20. A yellow overlay turquoise glass bottle vase

The bottle has a compressed globular body and high cylindrical neck and is carved through a thick layer of lemon-yellow overlay to the turquoise ground beneath. The body is boldly carved with some incised detailing with a scene of a warrior kneeling among rocks while a second figure approaches on horseback. The neck is carved with a deer and a crane beneath pine branches, with the moon in a cloud above. The footrim is of characteristic neatly finished square section.

Provenance:
Collection of Geronimo Berenguer de los Reyes, Jr.
PC Lu and Sons Ltd
Christie’s New York, 19th September 1996, lot 370
Christie’s Hong Kong, 26th November 2014, lot 3371

For another vase carved in the same rare combination of colours, but bearing an engraved mark of Qianlong (1736-1795), see Sotheby’s Hong Kong, 7th October 2015, lot 3742; and for another, see Galerie Zacke, 5th March 2021, with an incised mark of Tongzhi (1861-1875).
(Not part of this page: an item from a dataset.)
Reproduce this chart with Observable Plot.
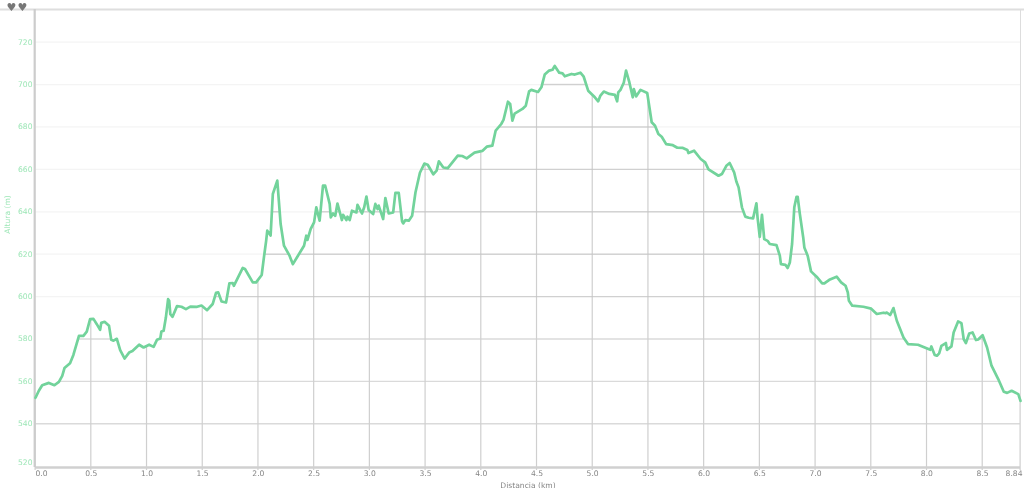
<!DOCTYPE html>
<html>
<head>
<meta charset="utf-8">
<script src="https://cdn.jsdelivr.net/npm/d3@7"></script>
<script src="https://cdn.jsdelivr.net/npm/@observablehq/plot@0.6"></script>
<style>html,body{margin:0;padding:0;background:#fff;overflow:hidden}svg{display:block}</style>
</head>
<body>
<div id="chart"></div>
<script>
const distanceKm = [0,.03,.06,.12,.17,.21,.24,.26,.31,.34,.39,.43,.46,.49,.52,.55,.58,.59,.62,.66,.68,.70,.73,.76,.80,.84,.87,.93,.97,1.02,1.06,1.09,1.12,1.13,1.15,1.17,1.19,1.20,1.21,1.23,1.27,1.31,1.35,1.39,1.45,1.49,1.54,1.59,1.62,1.64,1.67,1.71,1.74,1.77,1.78,1.86,1.88,1.95,1.98,2.03,2.05,2.07,2.08,2.11,2.13,2.17,2.20,2.23,2.28,2.31,2.35,2.41,2.43,2.44,2.47,2.50,2.52,2.55,2.58,2.60,2.64,2.65,2.67,2.69,2.71,2.75,2.76,2.79,2.80,2.82,2.84,2.88,2.89,2.93,2.95,2.97,2.99,3.03,3.05,3.07,3.08,3.12,3.14,3.17,3.21,3.23,3.26,3.29,3.30,3.32,3.35,3.38,3.41,3.45,3.49,3.52,3.57,3.60,3.62,3.66,3.70,3.79,3.83,3.87,3.94,4.01,4.05,4.10,4.13,4.18,4.20,4.24,4.26,4.28,4.30,4.37,4.40,4.43,4.45,4.51,4.54,4.57,4.61,4.64,4.66,4.70,4.73,4.75,4.81,4.84,4.89,4.92,4.96,5.02,5.05,5.07,5.10,5.15,5.20,5.22,5.23,5.25,5.28,5.30,5.33,5.36,5.37,5.39,5.43,5.49,5.51,5.53,5.56,5.59,5.62,5.66,5.72,5.76,5.81,5.85,5.86,5.91,5.97,6.01,6.04,6.13,6.16,6.20,6.23,6.27,6.29,6.31,6.34,6.37,6.40,6.44,6.47,6.48,6.50,6.52,6.54,6.57,6.59,6.65,6.68,6.69,6.73,6.75,6.77,6.79,6.81,6.83,6.84,6.86,6.89,6.90,6.93,6.96,7.01,7.06,7.08,7.13,7.19,7.23,7.27,7.29,7.30,7.33,7.43,7.50,7.55,7.61,7.63,7.64,7.67,7.70,7.73,7.79,7.83,7.92,8.03,8.04,8.07,8.09,8.11,8.13,8.17,8.18,8.22,8.24,8.28,8.31,8.33,8.35,8.38,8.41,8.44,8.46,8.50,8.54,8.58,8.64,8.69,8.72,8.76,8.82,8.84];
const altitudeM = [552.3,555.6,558.2,559.3,558.2,559.8,562.6,566.3,568.6,572.5,581.5,581.5,583.5,589.4,589.5,587.0,584.3,587.6,588.1,586.2,579.6,579.2,580.1,574.8,570.8,573.6,574.3,577.3,576.0,577.3,576.3,579.6,580.2,583.5,583.9,590.1,598.8,598.0,591.7,590.5,595.5,595.2,594.1,595.3,595.2,595.8,593.6,596.5,601.8,602.0,597.7,597.2,606.2,606.4,605.1,613.5,613.0,606.7,606.7,610.2,618.5,626.3,631.1,628.8,648.4,654.7,634.2,624.0,619.3,615.3,618.8,624.0,628.7,626.7,631.9,635.0,642.1,635.8,652.3,652.3,643.7,637.4,639.2,638.1,643.9,636.1,638.6,636.1,637.7,636.1,640.5,639.7,643.3,639.2,642.1,647.2,640.8,638.9,643.7,641.3,642.9,636.6,646.5,639.2,639.7,648.9,648.9,635.5,634.5,636.1,635.8,638.1,649.1,658.4,662.7,662.2,657.7,659.4,663.8,660.9,660.6,666.5,666.3,665.2,667.9,668.7,670.7,671.2,678.3,681.4,683.3,691.9,690.9,683.0,686.3,688.5,690.0,696.8,697.5,696.5,698.7,704.7,706.6,707.0,708.8,705.6,705.3,703.9,705.0,704.7,705.6,703.7,697.1,694.0,692.1,694.8,696.7,695.6,695.1,692.1,696.3,697.5,701.0,706.6,701.0,694.0,697.9,694.4,697.5,696.0,689.2,682.2,680.6,676.7,675.4,671.9,671.4,670.2,670.1,669.1,667.7,668.8,664.9,663.3,660.0,657.0,657.8,661.7,663.0,658.6,654.3,651.5,642.1,637.7,637.2,636.9,644.0,637.4,628.2,638.6,627.1,626.3,624.8,624.3,619.3,615.3,615.0,613.5,616.1,624.8,642.1,647.1,647.1,638.9,627.9,623.2,619.3,611.9,609.4,606.2,606.2,608.1,609.4,606.7,605.1,602.0,598.0,595.7,595.2,594.3,591.8,592.4,592.2,592.5,591.3,594.6,588.6,580.7,577.6,577.3,574.9,576.5,572.5,572.1,573.2,576.8,578.1,574.9,576.5,583.1,588.3,587.5,580.0,578.1,582.6,583.1,579.5,579.8,581.8,576.0,567.4,561.1,555.1,554.6,555.6,554.0,550.8];
const xTicks = [0,0.5,1,1.5,2,2.5,3,3.5,4,4.5,5,5.5,6,6.5,7,7.5,8,8.5,8.84];
const xLabels = ["0.0","0.5","1.0","1.5","2.0","2.5","3.0","3.5","4.0","4.5","5.0","5.5","6.0","6.5","7.0","7.5","8.0","8.5","8.84"];
const yTicks = [540,560,580,600,620,640,660,680,700,720];
const yBottomTick = 520;
const xTitle = "Distancia (km)";
const yTitle = "Altura (m)";
const markers = ["♥","♥"];

const profile = distanceKm.map((d,i)=>({d,a:altitudeM[i]}));
const yTop = 735.4, yBase = 519.4;
const font = "'DejaVu Sans', sans-serif";
const green = "#72d39b", labelGreen = "#9ce6b6", grey = "#858585";

const plot = Plot.plot({
  width:1024, height:488,
  marginLeft:35, marginRight:4, marginTop:9, marginBottom:21,
  style:{fontFamily:font, background:"#fff", overflow:"hidden"},
  x:{domain:[0,8.84], axis:null},
  y:{domain:[yBase,yTop], axis:null},
  marks:[
    Plot.ruleY(yTicks,{stroke:"#dadada",strokeWidth:1.4}),
    Plot.ruleX(xTicks,{stroke:"#cfcfcf",strokeWidth:1.2,insetBottom:-3,dx:-0.4}),
    Plot.areaY(profile,{x:"d",y1:()=>yTop,y2:"a",fill:"#fff"}),
    Plot.ruleY(yTicks.filter(v=>v>=600),{stroke:"#f4f4f4",strokeWidth:1.2,mixBlendMode:"multiply"}),
    Plot.ruleY([yTop],{stroke:"#dedede",strokeWidth:2,insetLeft:-35,insetRight:-4}),
    Plot.ruleY([yBase],{stroke:"#d0d0d0",strokeWidth:2.6}),
    Plot.ruleX([0],{stroke:"#cccccc",strokeWidth:2.2,dx:-0.8}),
    Plot.line(profile,{x:"d",y:"a",stroke:green,strokeWidth:2.7,strokeLinejoin:"round",strokeLinecap:"round"}),
    Plot.text(xTicks,{x:d=>d,text:(d,i)=>xLabels[i],frameAnchor:"bottom",dy:8.5,fontSize:7.6,fill:grey,
      textAnchor:"middle",filter:d=>d>0&&d<8.84}),
    Plot.text([0],{x:d=>d,text:()=>xLabels[0],frameAnchor:"bottom",dy:8.5,fontSize:7.6,fill:grey,textAnchor:"start"}),
    Plot.text([8.84],{x:d=>d,text:()=>xLabels[18],frameAnchor:"bottom",dy:8.5,fontSize:7.6,fill:grey,textAnchor:"end",dx:2}),
    Plot.text(yTicks,{y:d=>d,text:d=>String(d),frameAnchor:"left",dx:-3,fontSize:7.6,fill:labelGreen,textAnchor:"end"}),
    Plot.text([yBottomTick],{y:d=>d,text:d=>String(d),frameAnchor:"left",dx:-3,dy:-3.5,fontSize:7.6,fill:labelGreen,textAnchor:"end"}),
    Plot.text([xTitle],{x:()=>4.42,text:d=>d,frameAnchor:"bottom",dy:20,fontSize:7.6,fill:grey}),
    Plot.text([yTitle],{y:()=>629.6,text:d=>d,frameAnchor:"left",dx:-28,rotate:-90,fontSize:7.6,fill:labelGreen}),
    Plot.text(markers,{text:d=>d,frameAnchor:"top-left",dx:-29,dy:-6,fontSize:11,fill:"#777",filter:(d,i)=>i===0}),
    Plot.text(markers,{text:d=>d,frameAnchor:"top-left",dx:-18,dy:-6,fontSize:11,fill:"#777",filter:(d,i)=>i===1})
  ]
});
document.getElementById("chart").appendChild(plot);
</script>
</body>
</html>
While the mark on the former vase is not certain to be of the period, the one on the second, being less ambitious, is more believable and provides a reasonable terminus ante quem for the present vase. The strong form of the present vase, typical of many eighteenth century examples, and the finely finished foot, suggest a date some decades, at least, earlier than the Tongzhi example.